Problem requirements:
Show each line that has the string "this" in it.

Exercise materials:
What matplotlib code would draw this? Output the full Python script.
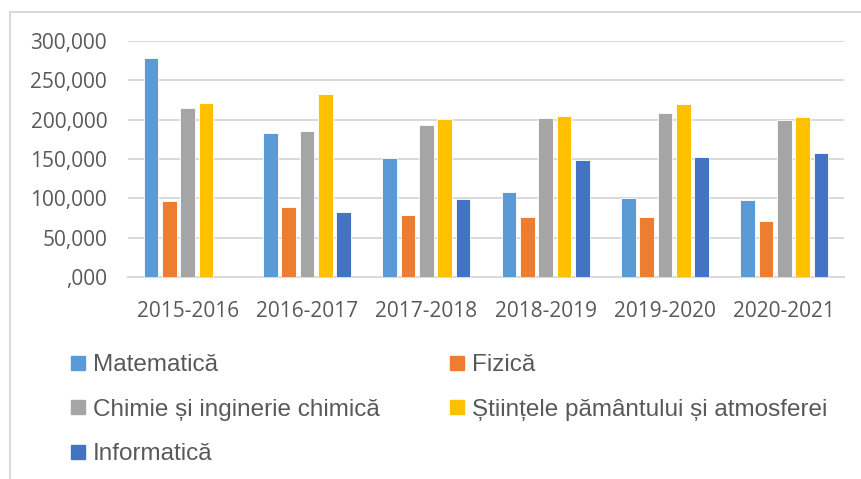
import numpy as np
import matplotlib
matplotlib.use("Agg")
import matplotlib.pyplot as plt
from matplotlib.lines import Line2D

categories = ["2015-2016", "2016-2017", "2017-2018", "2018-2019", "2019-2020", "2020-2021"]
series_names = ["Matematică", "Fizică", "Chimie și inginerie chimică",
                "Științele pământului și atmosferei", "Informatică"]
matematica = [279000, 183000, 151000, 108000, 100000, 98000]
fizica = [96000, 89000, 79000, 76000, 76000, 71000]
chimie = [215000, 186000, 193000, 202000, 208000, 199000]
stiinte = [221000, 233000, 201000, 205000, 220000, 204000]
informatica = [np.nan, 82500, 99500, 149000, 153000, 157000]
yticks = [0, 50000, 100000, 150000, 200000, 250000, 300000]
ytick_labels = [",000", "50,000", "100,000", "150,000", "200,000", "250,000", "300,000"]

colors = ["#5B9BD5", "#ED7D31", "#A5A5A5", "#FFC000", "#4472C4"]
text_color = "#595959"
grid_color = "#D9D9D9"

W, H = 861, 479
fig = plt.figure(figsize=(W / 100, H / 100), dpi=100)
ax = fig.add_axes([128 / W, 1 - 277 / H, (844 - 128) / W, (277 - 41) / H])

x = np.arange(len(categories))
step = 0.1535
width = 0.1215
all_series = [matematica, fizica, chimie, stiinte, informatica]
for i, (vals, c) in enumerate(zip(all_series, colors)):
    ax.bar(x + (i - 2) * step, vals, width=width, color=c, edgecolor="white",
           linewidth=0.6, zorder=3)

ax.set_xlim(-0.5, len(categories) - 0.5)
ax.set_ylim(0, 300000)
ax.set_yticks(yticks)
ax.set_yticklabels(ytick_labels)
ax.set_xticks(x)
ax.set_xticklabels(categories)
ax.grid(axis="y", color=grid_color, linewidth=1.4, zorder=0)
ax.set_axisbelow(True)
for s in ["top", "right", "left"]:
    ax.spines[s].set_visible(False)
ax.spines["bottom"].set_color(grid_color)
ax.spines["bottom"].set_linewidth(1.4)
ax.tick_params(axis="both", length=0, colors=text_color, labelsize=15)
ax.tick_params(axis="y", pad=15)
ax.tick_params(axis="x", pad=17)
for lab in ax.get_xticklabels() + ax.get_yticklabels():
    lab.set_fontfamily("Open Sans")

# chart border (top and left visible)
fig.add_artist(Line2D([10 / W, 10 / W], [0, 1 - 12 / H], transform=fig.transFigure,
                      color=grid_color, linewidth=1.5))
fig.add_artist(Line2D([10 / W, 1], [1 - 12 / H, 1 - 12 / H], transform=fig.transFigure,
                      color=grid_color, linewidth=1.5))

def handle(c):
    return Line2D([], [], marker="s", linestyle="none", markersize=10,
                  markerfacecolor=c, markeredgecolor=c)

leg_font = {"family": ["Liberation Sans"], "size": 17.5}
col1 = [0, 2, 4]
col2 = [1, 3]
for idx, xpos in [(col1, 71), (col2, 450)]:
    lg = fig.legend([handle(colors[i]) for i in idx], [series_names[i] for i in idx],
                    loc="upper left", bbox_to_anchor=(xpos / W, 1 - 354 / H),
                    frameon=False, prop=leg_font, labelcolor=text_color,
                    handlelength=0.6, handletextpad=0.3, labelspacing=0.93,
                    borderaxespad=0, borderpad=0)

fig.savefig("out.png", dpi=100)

==

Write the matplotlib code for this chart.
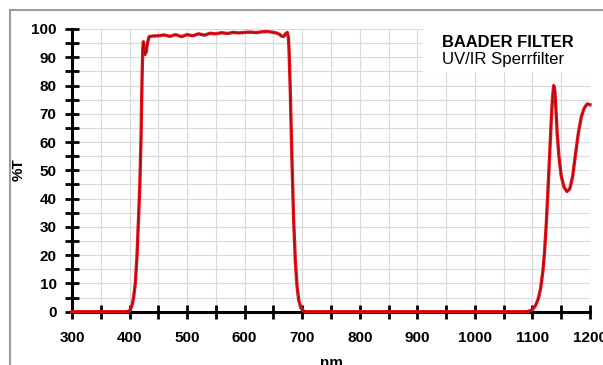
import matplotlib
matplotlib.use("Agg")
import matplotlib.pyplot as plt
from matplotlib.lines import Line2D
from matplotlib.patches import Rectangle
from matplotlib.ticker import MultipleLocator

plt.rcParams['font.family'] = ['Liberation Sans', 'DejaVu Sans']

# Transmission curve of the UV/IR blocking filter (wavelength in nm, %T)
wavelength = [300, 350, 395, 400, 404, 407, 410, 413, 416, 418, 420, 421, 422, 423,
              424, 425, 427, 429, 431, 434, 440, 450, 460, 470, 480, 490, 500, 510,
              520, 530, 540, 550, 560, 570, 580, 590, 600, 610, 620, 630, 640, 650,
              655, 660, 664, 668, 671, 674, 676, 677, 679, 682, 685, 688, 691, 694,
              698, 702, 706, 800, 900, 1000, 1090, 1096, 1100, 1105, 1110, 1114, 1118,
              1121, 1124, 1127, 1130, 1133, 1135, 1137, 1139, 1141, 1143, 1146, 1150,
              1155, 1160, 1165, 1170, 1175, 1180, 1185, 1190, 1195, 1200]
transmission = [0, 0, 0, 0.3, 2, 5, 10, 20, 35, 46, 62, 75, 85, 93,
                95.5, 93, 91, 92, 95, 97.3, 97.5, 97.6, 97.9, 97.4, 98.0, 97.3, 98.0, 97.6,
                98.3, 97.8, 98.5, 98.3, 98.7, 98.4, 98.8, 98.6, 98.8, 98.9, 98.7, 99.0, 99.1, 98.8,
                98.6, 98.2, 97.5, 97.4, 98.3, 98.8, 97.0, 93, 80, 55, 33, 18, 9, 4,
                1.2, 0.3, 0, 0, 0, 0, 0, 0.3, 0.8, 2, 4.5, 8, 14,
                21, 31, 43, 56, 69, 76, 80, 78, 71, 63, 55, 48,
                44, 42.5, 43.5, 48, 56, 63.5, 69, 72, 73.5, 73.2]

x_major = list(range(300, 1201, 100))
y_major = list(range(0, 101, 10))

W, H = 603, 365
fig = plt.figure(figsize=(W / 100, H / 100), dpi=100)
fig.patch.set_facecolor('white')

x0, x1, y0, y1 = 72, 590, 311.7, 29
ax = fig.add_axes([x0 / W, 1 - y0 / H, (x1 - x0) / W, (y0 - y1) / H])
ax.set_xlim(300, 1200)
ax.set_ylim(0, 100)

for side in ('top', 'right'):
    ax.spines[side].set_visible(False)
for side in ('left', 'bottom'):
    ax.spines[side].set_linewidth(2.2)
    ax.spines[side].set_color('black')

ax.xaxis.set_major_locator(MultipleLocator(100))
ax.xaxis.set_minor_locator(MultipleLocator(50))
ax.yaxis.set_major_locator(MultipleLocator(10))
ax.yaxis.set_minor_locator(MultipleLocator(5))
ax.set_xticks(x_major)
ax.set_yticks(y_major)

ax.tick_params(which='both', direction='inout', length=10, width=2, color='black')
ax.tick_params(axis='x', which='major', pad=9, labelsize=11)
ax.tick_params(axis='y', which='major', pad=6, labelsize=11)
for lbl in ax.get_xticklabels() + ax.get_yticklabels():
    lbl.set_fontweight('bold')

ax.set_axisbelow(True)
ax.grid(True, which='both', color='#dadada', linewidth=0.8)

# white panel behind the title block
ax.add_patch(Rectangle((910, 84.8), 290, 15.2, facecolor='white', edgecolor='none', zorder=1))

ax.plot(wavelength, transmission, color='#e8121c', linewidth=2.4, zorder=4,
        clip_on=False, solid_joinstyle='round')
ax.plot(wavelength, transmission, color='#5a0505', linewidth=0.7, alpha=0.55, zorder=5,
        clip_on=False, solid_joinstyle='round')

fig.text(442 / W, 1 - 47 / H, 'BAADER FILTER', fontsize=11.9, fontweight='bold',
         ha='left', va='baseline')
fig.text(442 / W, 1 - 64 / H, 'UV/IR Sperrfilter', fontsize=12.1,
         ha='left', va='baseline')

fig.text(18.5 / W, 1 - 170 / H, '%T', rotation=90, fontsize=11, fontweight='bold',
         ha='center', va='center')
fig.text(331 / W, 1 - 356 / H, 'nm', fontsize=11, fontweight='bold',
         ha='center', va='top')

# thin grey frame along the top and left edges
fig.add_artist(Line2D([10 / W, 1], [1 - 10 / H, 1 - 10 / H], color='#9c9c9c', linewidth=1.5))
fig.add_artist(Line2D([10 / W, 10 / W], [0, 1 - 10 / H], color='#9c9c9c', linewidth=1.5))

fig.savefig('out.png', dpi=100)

Exercise output:
What matplotlib code would draw this? Output the full Python script.
Write the matplotlib code for this chart.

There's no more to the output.